The approval of this law was considered a “huge win” for Bangsamoro children. Noraida Abo, executive director of UnYPhil-Women, was among those who lauded its passage. In an interview, Abo said it is about time that early, child, and forced marriages among girls should be ended. She added that this law is a huge step to the goal of children’s and women’s rights advocates to stop “Bangsamoro children having children.” Her candid and sharp remarks run counter to the claim of the group of Muslim leaders who oppose the passage of the law, saying that child marriage is part of Bangsamoro “tradition” or “culture” and that “it is hard to change.”

In supporting their resolution at the BTA, this group of Muslim members of parliament claims that the “…Bangsamoro community does not support this law,“ as stated by Minister Romeo Sema of the region’s Ministry of Labor and Employment.

RA 11596 criminalizes the practice of child, early, and forced marriage, and abolishes traditional practices and “structures that perpetuate discrimination, abuse, and exploitation of children such as the practice of child marriage.” The law also imposes stiff penalties on those who officiate or even cause early or child marriage, like parents and older relatives of both girls and boys.

A 2017 Philippine National Demographic and Health Survey found out that one in six Filipino girls are married before they reach 18, considered the country’s legal age. This puts the Philippines in rank 12th among countries with the highest number of child marriages.

Several international and national advocacy groups promoting the human rights of women and girls, like the United Nations Children’s Fund (Unicef), Plan International, Save the Children, and other members of the Child Rights Network, welcomed this landmark law. Unicef lauded the passage of this “important law” and reiterated its commitment to ensuring the law’s stringent implementation toward a future of eradicating child marriage and other acts of injustice and violence against children in the country. In a statement the Unicef released recently, it committed to continue being “steadfast in safeguarding other actions including social protection measures, equitable access to education, uninterrupted health services, and empowerment of children and young people.”

Several studies conducted in countries where child marriage is prevalent have shown that child or early marriage can result in generational poverty and lifelong suffering of children who get married early and their children as well. According to Dr. Edwin M.P. Quijano, director of the Commission on Population and Development of Region XII, “child marriage is both a result and a cause of the perpetuation of a cycle of gendered poverty…” Quijano based his remarks on empirical evidence from several studies commissioned by various international donor agencies advocating the human rights of children. Studies show that adolescent mothers between the ages of 15 and 19 are twice as likely to die of pregnancy and childbirth complications compared to women within the ages of 20 to 24. Moreover, children of teenage mothers are twice as likely to die early compared to a child born to a woman in her 20s. If they do survive, they might be malnourished, having lower body weights and may manifest stunting.

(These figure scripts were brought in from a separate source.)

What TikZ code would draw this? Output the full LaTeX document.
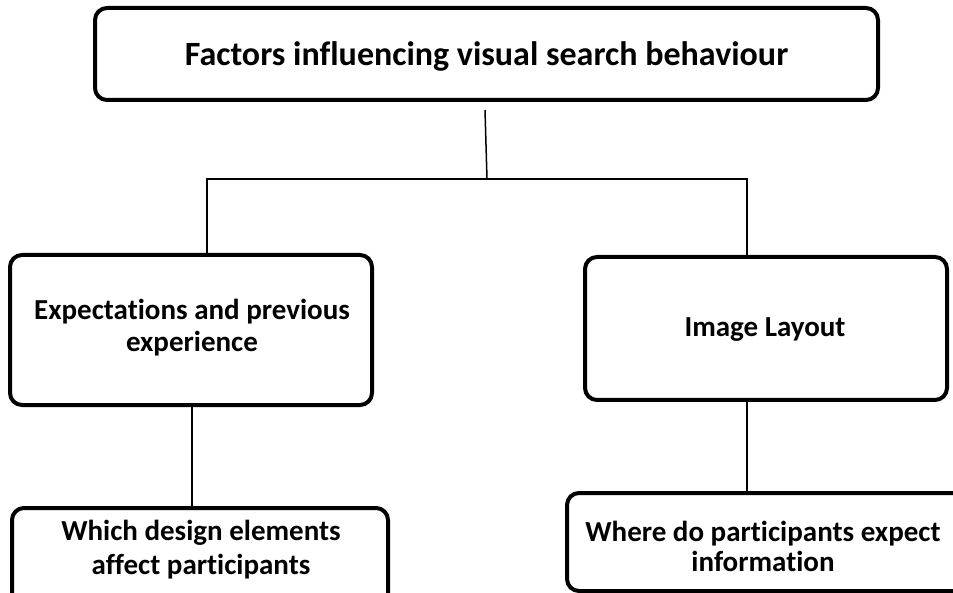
\documentclass[tikz,border=0pt]{standalone}
\usepackage{fontspec}
\setmainfont[Ligatures=NoCommon]{Carlito}
\begin{document}
\begin{tikzpicture}[x=1pt,y=-1pt,
  box/.style={draw=black,line width=4pt,rounded corners=12pt},
  conn/.style={draw=black,line width=1.5pt},
  lbl/.style={align=center,font=\bfseries,inner sep=0pt}]
\useasboundingbox (0,0) rectangle (953,593);
\clip (0,0) rectangle (953,593);
% boxes
\draw[box] (95,8) rectangle (878,100);
\node[lbl,font=\bfseries\fontsize{34}{40}\selectfont] (top) at (486.5,56) {Factors influencing visual search behaviour};
\draw[box] (10,255) rectangle (372,405);
\node[lbl,font=\bfseries\fontsize{29}{32}\selectfont] (left) at (192,328) {Expectations and previous\\experience};
\draw[box] (585,257) rectangle (947,400);
\node[lbl,font=\bfseries\fontsize{29}{32}\selectfont] (right) at (765,330) {Image Layout};
\draw[box] (12,508) rectangle (388,640);
\node[lbl,font=\bfseries\fontsize{29}{34}\selectfont] (bl) at (201,550) {Which design elements\\affect participants};
\draw[box] (567,493) rectangle (980,591);
\node[lbl,font=\bfseries\fontsize{29}{30}\selectfont] (br) at (763,546.5) {Where do participants expect\\information};
% connector anchors
\coordinate (t1) at (485,110);
\coordinate (t2) at (487,179);
\coordinate (hl) at (207,179);
\coordinate (hr) at (747,179);
\coordinate (l1) at (207,255);
\coordinate (r1) at (747,257);
\coordinate (l2) at (192,405);
\coordinate (l3) at (192,508);
\coordinate (r2) at (747,400);
\coordinate (r3) at (747,493);
\draw[conn] (t1) -- (t2);
\draw[conn] (l1) -- (hl) -- (hr) -- (r1);
\draw[conn] (l2) -- (l3);
\draw[conn] (r2) -- (r3);
\end{tikzpicture}
\end{document}
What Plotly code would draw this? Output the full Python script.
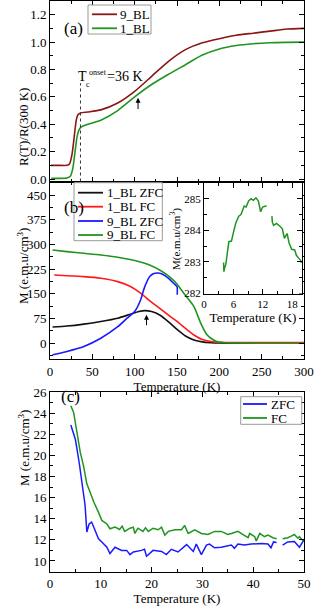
import plotly.graph_objects as go

# ---------------- data ----------------
# panel (a): R(T)/R(300 K)
T_a9 = [1.5, 10, 20, 23, 26, 29, 31, 33, 36, 45, 60, 80, 100, 120, 140, 160, 180, 200, 220, 240, 260, 280, 300]
R_a9 = [0.10, 0.10, 0.10, 0.11, 0.18, 0.33, 0.43, 0.47, 0.483, 0.49, 0.505, 0.555, 0.64, 0.75, 0.86, 0.945, 0.995, 1.025, 1.05, 1.065, 1.08, 1.095, 1.10]
T_a1 = [1.5, 10, 20, 24, 27, 30, 32, 34, 37, 45, 60, 80, 100, 120, 140, 160, 180, 200, 220, 240, 260, 280, 300]
R_a1 = [0.005, 0.005, 0.008, 0.02, 0.08, 0.22, 0.31, 0.355, 0.38, 0.40, 0.43, 0.50, 0.60, 0.69, 0.765, 0.835, 0.905, 0.95, 0.975, 0.988, 0.995, 0.998, 1.0]
TC_ONSET = 36

# panel (b): M(T)
T_b1z = [3, 20, 40, 60, 80, 95, 105, 112, 120, 130, 140, 150, 160, 170, 180, 190, 200, 220, 250, 300]
M_b1z = [49, 52, 58, 66, 76, 88, 96, 99, 96, 85, 65, 42, 22, 10, 4, 1.5, 0.5, 0, 0, 0]
T_b1f = [5, 20, 40, 60, 80, 95, 107, 119, 130, 140, 150, 160, 170, 180, 190, 200, 220, 250, 300]
M_b1f = [207, 205, 202, 197, 187, 172, 152, 126, 105, 85, 66, 45, 25, 11, 5, 3, 2, 2, 2]
T_b9z = [3, 20, 40, 60, 80, 91, 100, 107, 111, 115, 118, 122, 128, 134, 140, 146, 150, 150.3]
M_b9z = [-35, -25, -10, 15, 50, 76, 96, 131, 165, 190, 203, 211, 213, 208, 197, 182, 172, 147]
T_b9f = [3, 20, 40, 60, 80, 100, 119, 131, 142, 150, 155, 160, 170, 178, 185, 190, 197, 205, 217, 250, 300]
M_b9f = [283, 278, 273, 268, 261, 251, 236, 220, 200, 180, 162, 145, 111, 61, 27, 15, 5, 2, 0.5, 0, 0]

# inset of (b): 9_BL FC at low T
T_in = [4.0, 4.06, 4.2, 4.46, 5.07, 5.6, 6.0, 6.5, 7.1, 7.55, 8.2, 8.6, 9.1, 9.6, 10.1, 10.6, 11.1, 11.55, 11.96, 12.43, 12.77,
        None,
        13.86, 13.95, 14.2, 14.8, 15.5, 16.0, 16.4, 16.96, 17.37, 17.9, 18.5, 18.86, 19.3, 19.7, 19.9]
M_in = [282.98, 282.69, 282.8, 282.93, 283.64, 283.66, 283.93, 284.24, 284.45, 284.5, 284.77, 284.74, 284.93, 285.0, 284.95, 285.03, 284.93, 284.59, 284.74, 284.77, 284.78,
        None,
        284.45, 284.26, 284.16, 284.22, 284.13, 284.05, 283.75, 283.9, 283.6, 283.4, 283.38, 283.21, 283.12, 283.05, 282.97]

# panel (c)
T_cz = [4.1, 5.0, 5.75, 6.4, 6.9, 7.25, 7.7, 8.2, 8.9, 9.55, 10.2, 11.2, 11.8, 12.8, 14.1, 15.1, 15.75, 16.4, 18.0, 18.6, 19.0, 19.6, 20.3,
        21.96, 22.9, 23.9, 25.2, 26.9, 28.2, 28.8, 29.8, 30.8, 31.4, 32.4, 33.7, 35.7, 36.3, 37.0, 38.3, 39.6, 41.6, 42.9, 43.5, 44.0, 44.6,
        None, 45.8, 46.8, 48.1, 49.1, 50.0]
M_cz = [22.87, 21.5, 19.3, 17.1, 15.3, 12.74, 13.5, 13.68, 12.9, 12.1, 11.8, 11.3, 10.7, 11.3, 11.0, 11.0, 10.6, 10.85, 11.0, 11.1, 10.45, 10.7, 11.0,
        10.9, 10.6, 11.1, 10.85, 11.55, 10.9, 11.6, 10.6, 11.5, 11.6, 11.25, 11.3, 11.5, 11.2, 11.6, 11.5, 11.6, 11.65, 11.6, 11.25, 11.8, 11.75,
        None, 11.5, 11.8, 11.85, 11.3, 12.0]
T_cf = [4.1, 4.65, 5.3, 5.95, 6.6, 7.25, 7.9, 8.6, 9.55, 10.2, 11.2, 11.8, 12.8, 13.7, 14.2, 14.7, 15.75, 16.4, 16.7, 17.3, 18.3, 18.8, 19.35,
        20.3, 21.3, 21.96, 22.6, 23.3, 24.6, 25.9, 26.5, 27.2, 28.5, 29.8, 31.1, 32.4, 33.7, 35.0, 35.7, 37.0, 38.0, 39.0, 39.3, 40.3, 40.6,
        41.3, 42.2, 42.9, 43.9, 44.6, None, 45.8, 46.8, 47.5, 48.1, 48.8, 49.1, 49.8]
M_cf = [24.7, 24.06, 22.2, 20.3, 19.0, 17.3, 16.5, 15.6, 14.6, 13.84, 13.5, 13.05, 13.2, 12.98, 13.3, 12.8, 13.1, 13.2, 12.6, 13.1, 12.8, 13.15, 12.8,
        13.1, 12.95, 13.2, 12.45, 12.8, 12.95, 12.95, 13.37, 12.6, 12.95, 12.6, 12.5, 12.8, 12.8, 12.5, 12.6, 12.8, 12.5, 12.2, 12.6, 12.3, 11.9,
        12.6, 12.3, 12.45, 12.2, 12.1, None, 12.1, 12.2, 12.35, 12.5, 12.15, 12.3, 11.9]

# legends
LEG_A = ["9_BL", "1_BL"]
LEG_B = ["1_BL ZFC", "1_BL FC", "9_BL ZFC", "9_BL FC"]
LEG_C = ["ZFC", "FC"]

DARKRED = "#8c1515"
GREEN = "#1f951f"
RED = "#ff1a1a"
BLUE = "#1a1aff"
BLACK = "#111111"
FONT = "Liberation Serif"

W, H = 316, 606
def px(x):
    return x / W
def py(y):
    return 1 - y / H

fig = go.Figure()

def line(x, y, color, xa, ya, w=1.6, smooth=True):
    fig.add_trace(go.Scatter(
        x=x, y=y, mode="lines", xaxis=xa, yaxis=ya, showlegend=False,
        connectgaps=False, hoverinfo="skip",
        line=dict(color=color, width=w, shape="spline" if smooth else "linear", smoothing=0.6 if smooth else None)))

# (a)
line(T_a9, R_a9, DARKRED, "x", "y")
line(T_a1, R_a1, GREEN, "x", "y")
# (b)
line(T_b1z, M_b1z, BLACK, "x2", "y2")
line(T_b1f, M_b1f, RED, "x2", "y2")
line(T_b9z, M_b9z, BLUE, "x2", "y2")
line(T_b9f, M_b9f, GREEN, "x2", "y2")
# inset
line(T_in, M_in, GREEN, "x4", "y4", w=1.5, smooth=False)
# (c)
line(T_cz, M_cz, BLUE, "x3", "y3", w=1.5, smooth=False)
line(T_cf, M_cf, GREEN, "x3", "y3", w=1.5, smooth=False)

XD = [px(50), px(304)]
common = dict(showline=True, linecolor="black", linewidth=1, mirror="ticks", ticks="inside",
              ticklen=5, tickcolor="black", showgrid=False, zeroline=False,
              tickfont=dict(family=FONT, size=13, color="black"), automargin=False)
minor = dict(ticks="inside", ticklen=3, tickcolor="black", showgrid=False)
small_tick = {**common, "tickfont": dict(family=FONT, size=11, color="black")}

title_font = dict(family=FONT, size=13, color="black")

fig.update_layout(
    width=W, height=H, margin=dict(l=0, r=0, t=0, b=0),
    paper_bgcolor="white", plot_bgcolor="white",
    font=dict(family=FONT, size=13, color="black"),
    showlegend=False,
    xaxis=dict(domain=XD, anchor="y", range=[0, 300], dtick=50, tick0=0, showticklabels=False,
               minor=dict(dtick=25, **minor), **common),
    yaxis=dict(domain=[py(181.5), py(1)], anchor="x", range=[-0.018, 1.3], dtick=0.2, tick0=0,
               tickformat=".1f", minor=dict(dtick=0.1, **minor), **common),
    xaxis2=dict(domain=XD, anchor="y2", range=[0, 300], dtick=50, tick0=0,
                title=dict(text="Temperature (K)", font=title_font, standoff=4),
                minor=dict(dtick=25, **minor), **common),
    yaxis2=dict(domain=[py(359), py(181.5)], anchor="x2", range=[-48, 491], dtick=75, tick0=0,
                minor=dict(dtick=37.5, **minor), **common),
    xaxis3=dict(domain=XD, anchor="y3", range=[0, 50], dtick=10, tick0=0,
                title=dict(text="Temperature (K)", font=title_font, standoff=4),
                minor=dict(dtick=5, **minor), **common),
    yaxis3=dict(domain=[py(571.5), py(392)], anchor="x3", range=[9, 26], dtick=2, tick0=0,
                minor=dict(dtick=1, **minor), **common),
    xaxis4=dict(domain=[px(204), px(302)], anchor="y4", range=[0, 20], dtick=6, tick0=0,
                title=dict(text="Temperature (K)", font=title_font, standoff=3),
                minor=dict(dtick=3, **minor), **small_tick),
    yaxis4=dict(domain=[py(293.5), py(183)], anchor="x4", range=[282, 285.5], dtick=1, tick0=0,
                minor=dict(dtick=0.5, **minor), **small_tick),
)

shapes = []
annos = []

# dashed T_c onset line
shapes.append(dict(type="line", xref="x", yref="y", x0=TC_ONSET, x1=TC_ONSET, y0=-0.018, y1=0.70,
                   line=dict(color="#333333", width=1, dash="dot")))

# T_c annotation
annos += [
    dict(xref="x", yref="y", x=38.8, y=0.752, text="T", showarrow=False, font=dict(family=FONT, size=14)),
    dict(xref="x", yref="y", x=44.5, y=0.69, text="c", showarrow=False, font=dict(family=FONT, size=8)),
    dict(xref="x", yref="y", x=56.5, y=0.778, text="onset", showarrow=False, font=dict(family=FONT, size=8)),
    dict(xref="x", yref="y", x=88, y=0.748, text="=36 K", showarrow=False, font=dict(family=FONT, size=14)),
]
# arrows
annos.append(dict(xref="x", yref="y", axref="x", ayref="y", x=104, y=0.593, ax=104, ay=0.50, text="",
                  showarrow=True, arrowhead=2, arrowsize=1, arrowwidth=1, arrowcolor="black"))
annos.append(dict(xref="x2", yref="y2", axref="x2", ayref="y2", x=114, y=86, ax=114, ay=50, text="",
                  showarrow=True, arrowhead=2, arrowsize=1, arrowwidth=1, arrowcolor="black"))

# panel labels
for txt, x, y in [("(a)", 62, 17.5), ("(b)", 61.5, 196), ("(c)", 59, 408)]:
    annos.append(dict(xref="paper", yref="paper", x=px(x), y=py(y), text=txt, showarrow=False,
                      font=dict(family=FONT, size=17)))

# y titles
for txt, x, y, s in [("R(T)/R(300 K)", 14, 86.5, 13), ("M (e.m.u/cm<sup>3</sup>)", 13, 266, 13),
                     ("M (e.m.u/cm<sup>3</sup>)", 14, 488, 13), ("M(e.m.u/cm<sup>3</sup>)", 175, 239, 11)]:
    annos.append(dict(xref="paper", yref="paper", x=px(x), y=py(y), text=txt, showarrow=False,
                      textangle=-90, font=dict(family=FONT, size=s)))

# manual legends
def legend(box, labels, colors, rows, lx0, lx1, tx):
    x0, y0, x1, y1 = box
    shapes.append(dict(type="rect", xref="paper", yref="paper", x0=px(x0), x1=px(x1), y0=py(y1), y1=py(y0),
                       line=dict(color="#9a9a9a", width=1), fillcolor="white", layer="above"))
    for lab, col, ry in zip(labels, colors, rows):
        shapes.append(dict(type="line", xref="paper", yref="paper", x0=px(lx0), x1=px(lx1), y0=py(ry), y1=py(ry),
                           line=dict(color=col, width=1.8), layer="above"))
        annos.append(dict(xref="paper", yref="paper", x=px(tx), y=py(ry), xanchor="left", yanchor="middle",
                          text=lab, showarrow=False, borderpad=0,
                          font=dict(family=FONT, size=13)))

legend((88, 5, 151, 34), LEG_A, [DARKRED, GREEN], [14.3, 28.3], 92, 117, 119)
legend((74, 182.7, 162.3, 240.7), LEG_B, [BLACK, RED, BLUE, GREEN], [192.7, 206.7, 221, 235], 78, 103, 106)
legend((240.7, 396.7, 301.7, 424.3), LEG_C, [BLUE, GREEN], [404, 418], 243, 267, 270)

fig.update_layout(shapes=shapes, annotations=annos)
fig.write_html("out.html",
               config={"displayModeBar": False, "staticPlot": True},
               post_script="document.body.style.margin='0';document.body.style.padding='0';"
                           "document.documentElement.style.overflow='hidden';")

Given these facts based on empirical studies, it is surprising why some leaders oppose this law that promotes children’s rights, especially the rights of girl children.

Perhaps we can ask those who advocate continuing the tradition of child marriage in the Bangsamoro this question: If they have a 12-year-old daughter, would they want to marry her off to an older man (as old as they are) just to keep the “tradition”?